With an overhaul of the nation's health care system dominating the Washington agenda, the time is now to tackle ethnic, economic and gender disparities in health care, according to two of the Obama adminstration's top health officials.
Health and Human Services Secretary Kathleen Sebelius and White House Health Czar Nancy Ann DeParle held a forum Tuesday with two dozen stakeholders to hear ideas on how America should reform glaring disparities in the health care of minorities in America.
"We know that this is a health issue, and it's also a civil rights issue," DeParle said.
An HHS report, also released Tuesday, says that health care disparities persist as low-income Americans and racial and ethnic minorities continue to have higher incidences of disease, fewer treatment options and less access to care. According to Sebelius, the study found that 40 percent of low-income Americans don't have health insurance and that one-third of the uninsured have a chronic disease. In addition, minorities suffer more — for instance, 48 percent of black Americans suffer from a chronic illness compared to 39 percent of all Americans, she said, quoting the study.

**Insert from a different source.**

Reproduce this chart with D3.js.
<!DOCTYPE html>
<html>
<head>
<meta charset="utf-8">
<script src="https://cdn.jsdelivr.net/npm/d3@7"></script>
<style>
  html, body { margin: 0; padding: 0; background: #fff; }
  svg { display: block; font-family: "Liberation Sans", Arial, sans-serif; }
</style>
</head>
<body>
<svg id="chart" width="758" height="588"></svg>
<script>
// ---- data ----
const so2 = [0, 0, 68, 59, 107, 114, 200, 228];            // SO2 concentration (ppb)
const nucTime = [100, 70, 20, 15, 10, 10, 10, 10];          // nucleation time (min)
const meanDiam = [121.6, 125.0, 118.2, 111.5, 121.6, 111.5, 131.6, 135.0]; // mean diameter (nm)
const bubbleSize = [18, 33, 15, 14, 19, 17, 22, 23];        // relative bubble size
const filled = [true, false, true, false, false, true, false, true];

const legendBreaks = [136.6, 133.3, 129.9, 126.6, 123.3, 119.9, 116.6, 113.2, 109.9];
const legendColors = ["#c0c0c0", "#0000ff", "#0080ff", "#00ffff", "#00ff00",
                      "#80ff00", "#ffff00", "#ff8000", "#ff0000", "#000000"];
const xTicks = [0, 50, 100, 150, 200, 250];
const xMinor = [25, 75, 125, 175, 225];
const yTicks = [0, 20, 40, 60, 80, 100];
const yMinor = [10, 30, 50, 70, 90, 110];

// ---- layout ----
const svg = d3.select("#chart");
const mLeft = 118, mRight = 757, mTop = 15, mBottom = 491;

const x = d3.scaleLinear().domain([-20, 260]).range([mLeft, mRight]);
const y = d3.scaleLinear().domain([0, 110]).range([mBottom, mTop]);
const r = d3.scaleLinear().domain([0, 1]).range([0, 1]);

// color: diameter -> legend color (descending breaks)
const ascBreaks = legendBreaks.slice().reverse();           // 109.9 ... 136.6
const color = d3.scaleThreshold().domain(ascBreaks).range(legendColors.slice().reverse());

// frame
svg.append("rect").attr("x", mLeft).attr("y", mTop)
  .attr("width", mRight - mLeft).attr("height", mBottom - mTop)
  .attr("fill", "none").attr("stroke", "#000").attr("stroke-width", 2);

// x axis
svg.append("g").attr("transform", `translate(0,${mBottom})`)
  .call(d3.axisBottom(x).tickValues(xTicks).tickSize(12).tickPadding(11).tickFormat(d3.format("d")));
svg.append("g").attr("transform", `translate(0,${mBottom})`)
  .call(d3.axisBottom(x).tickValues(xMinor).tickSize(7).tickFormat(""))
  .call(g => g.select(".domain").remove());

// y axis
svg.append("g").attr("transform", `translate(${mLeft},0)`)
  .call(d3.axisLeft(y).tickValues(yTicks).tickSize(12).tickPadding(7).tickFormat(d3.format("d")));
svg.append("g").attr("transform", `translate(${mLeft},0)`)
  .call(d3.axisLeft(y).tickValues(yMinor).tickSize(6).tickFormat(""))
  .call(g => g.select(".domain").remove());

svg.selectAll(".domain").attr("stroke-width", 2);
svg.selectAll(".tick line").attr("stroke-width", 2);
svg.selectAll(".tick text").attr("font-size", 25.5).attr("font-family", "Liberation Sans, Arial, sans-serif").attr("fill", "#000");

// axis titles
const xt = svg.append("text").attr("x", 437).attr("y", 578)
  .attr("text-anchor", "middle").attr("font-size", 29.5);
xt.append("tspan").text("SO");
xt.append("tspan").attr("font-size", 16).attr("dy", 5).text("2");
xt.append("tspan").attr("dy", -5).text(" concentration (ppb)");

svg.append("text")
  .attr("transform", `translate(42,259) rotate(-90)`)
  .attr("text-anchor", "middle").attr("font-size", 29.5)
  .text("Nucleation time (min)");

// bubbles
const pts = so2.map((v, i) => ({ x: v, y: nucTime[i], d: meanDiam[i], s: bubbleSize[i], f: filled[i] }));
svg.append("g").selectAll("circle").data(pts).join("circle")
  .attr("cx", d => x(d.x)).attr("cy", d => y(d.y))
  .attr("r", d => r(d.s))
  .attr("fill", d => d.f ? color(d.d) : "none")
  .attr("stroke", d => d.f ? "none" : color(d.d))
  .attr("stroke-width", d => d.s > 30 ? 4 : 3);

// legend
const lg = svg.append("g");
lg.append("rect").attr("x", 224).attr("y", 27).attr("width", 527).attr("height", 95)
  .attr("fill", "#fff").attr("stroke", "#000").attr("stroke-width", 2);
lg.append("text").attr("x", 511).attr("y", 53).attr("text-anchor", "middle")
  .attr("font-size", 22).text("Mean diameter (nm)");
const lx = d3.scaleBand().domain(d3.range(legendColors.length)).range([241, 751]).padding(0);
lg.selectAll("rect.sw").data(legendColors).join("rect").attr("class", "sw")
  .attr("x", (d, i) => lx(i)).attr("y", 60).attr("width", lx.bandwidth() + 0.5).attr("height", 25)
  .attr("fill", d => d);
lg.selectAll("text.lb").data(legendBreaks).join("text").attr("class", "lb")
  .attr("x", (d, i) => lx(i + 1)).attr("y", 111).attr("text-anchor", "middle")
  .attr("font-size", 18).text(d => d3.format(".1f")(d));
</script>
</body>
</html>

Some minority lawmakers warned this week that a reform bill that doesn't address disparities would face a fight from them, The Associated Press reports. DeParle said Tuesday afternoon that President Obama is committed to reform health care this year that would include eliminating those disparities, though she wasn't specific on how that would be done.
The challenge in health reform lies not just in reshaping the system but also in shining a spotlight on what's happening across America to make sure minorities get improved delivery of care, Sebelius said.

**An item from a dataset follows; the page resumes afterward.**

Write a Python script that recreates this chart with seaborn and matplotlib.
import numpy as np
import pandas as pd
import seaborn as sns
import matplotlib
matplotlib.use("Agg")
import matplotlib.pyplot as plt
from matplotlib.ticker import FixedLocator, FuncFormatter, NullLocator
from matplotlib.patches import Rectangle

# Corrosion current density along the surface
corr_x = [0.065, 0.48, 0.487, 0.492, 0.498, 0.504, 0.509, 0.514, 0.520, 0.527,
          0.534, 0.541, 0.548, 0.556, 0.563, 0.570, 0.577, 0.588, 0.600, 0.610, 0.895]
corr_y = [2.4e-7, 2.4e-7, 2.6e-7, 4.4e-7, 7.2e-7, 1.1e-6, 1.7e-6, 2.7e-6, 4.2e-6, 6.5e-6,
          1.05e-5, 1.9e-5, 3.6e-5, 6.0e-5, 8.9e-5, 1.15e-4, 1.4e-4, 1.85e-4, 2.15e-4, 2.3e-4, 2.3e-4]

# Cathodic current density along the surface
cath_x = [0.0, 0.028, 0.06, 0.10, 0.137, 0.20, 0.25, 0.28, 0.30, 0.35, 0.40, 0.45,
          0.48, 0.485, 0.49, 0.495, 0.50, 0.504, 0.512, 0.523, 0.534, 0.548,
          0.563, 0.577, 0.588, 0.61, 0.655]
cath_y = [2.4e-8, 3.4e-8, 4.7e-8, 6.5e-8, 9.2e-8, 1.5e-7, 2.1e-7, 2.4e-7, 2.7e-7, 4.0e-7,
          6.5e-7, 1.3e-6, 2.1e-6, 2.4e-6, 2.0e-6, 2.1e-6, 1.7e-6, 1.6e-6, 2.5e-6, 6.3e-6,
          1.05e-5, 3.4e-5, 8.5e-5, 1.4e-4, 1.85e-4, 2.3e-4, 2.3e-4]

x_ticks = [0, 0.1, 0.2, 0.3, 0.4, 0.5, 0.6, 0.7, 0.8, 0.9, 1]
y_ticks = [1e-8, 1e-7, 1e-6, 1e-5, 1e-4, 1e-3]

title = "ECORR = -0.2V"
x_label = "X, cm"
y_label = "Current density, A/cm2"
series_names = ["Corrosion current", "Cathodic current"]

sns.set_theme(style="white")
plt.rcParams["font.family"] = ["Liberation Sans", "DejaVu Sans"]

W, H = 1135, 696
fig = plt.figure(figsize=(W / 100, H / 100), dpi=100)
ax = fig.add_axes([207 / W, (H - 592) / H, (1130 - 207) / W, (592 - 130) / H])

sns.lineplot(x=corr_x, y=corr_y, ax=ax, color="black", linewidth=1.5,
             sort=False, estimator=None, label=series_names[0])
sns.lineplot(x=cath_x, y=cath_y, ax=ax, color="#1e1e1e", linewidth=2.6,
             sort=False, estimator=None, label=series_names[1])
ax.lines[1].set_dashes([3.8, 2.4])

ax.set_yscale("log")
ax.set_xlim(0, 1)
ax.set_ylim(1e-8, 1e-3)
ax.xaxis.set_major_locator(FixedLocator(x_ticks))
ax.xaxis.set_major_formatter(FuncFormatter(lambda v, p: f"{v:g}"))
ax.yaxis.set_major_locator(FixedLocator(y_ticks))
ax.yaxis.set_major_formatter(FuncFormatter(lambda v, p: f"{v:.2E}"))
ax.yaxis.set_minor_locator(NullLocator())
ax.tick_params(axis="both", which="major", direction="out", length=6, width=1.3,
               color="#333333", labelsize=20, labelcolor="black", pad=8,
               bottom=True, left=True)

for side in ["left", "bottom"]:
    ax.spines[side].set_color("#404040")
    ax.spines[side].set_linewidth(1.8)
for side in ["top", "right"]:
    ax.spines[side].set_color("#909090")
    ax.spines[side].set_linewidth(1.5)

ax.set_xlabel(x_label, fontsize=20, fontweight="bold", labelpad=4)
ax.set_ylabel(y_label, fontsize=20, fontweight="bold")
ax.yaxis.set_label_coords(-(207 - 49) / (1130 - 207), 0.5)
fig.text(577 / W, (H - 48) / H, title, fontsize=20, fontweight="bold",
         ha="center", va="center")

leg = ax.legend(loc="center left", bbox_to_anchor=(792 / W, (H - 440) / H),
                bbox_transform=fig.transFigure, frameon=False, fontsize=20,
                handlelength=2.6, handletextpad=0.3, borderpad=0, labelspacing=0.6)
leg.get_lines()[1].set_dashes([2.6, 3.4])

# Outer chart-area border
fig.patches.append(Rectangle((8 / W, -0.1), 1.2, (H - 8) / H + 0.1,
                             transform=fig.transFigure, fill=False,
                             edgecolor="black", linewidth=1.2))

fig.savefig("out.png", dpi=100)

"It's unsustainable, unacceptable and unaffordable," she said. Solving the disparity question is one of "lots of building blocks of a health system that needs transformation."
Among the ideas bandied about from the two dozen stakeholder groups, ranging from the National Hispanic Medical Association and the NAACP to the Leadership Conference on Civil Rights and the Racial and Ethnic Health Disparities Coalition, were improving access to specialty care for minorities and making sure that doctors understand the patients they're dealing with culturally, economically and gender-specifically.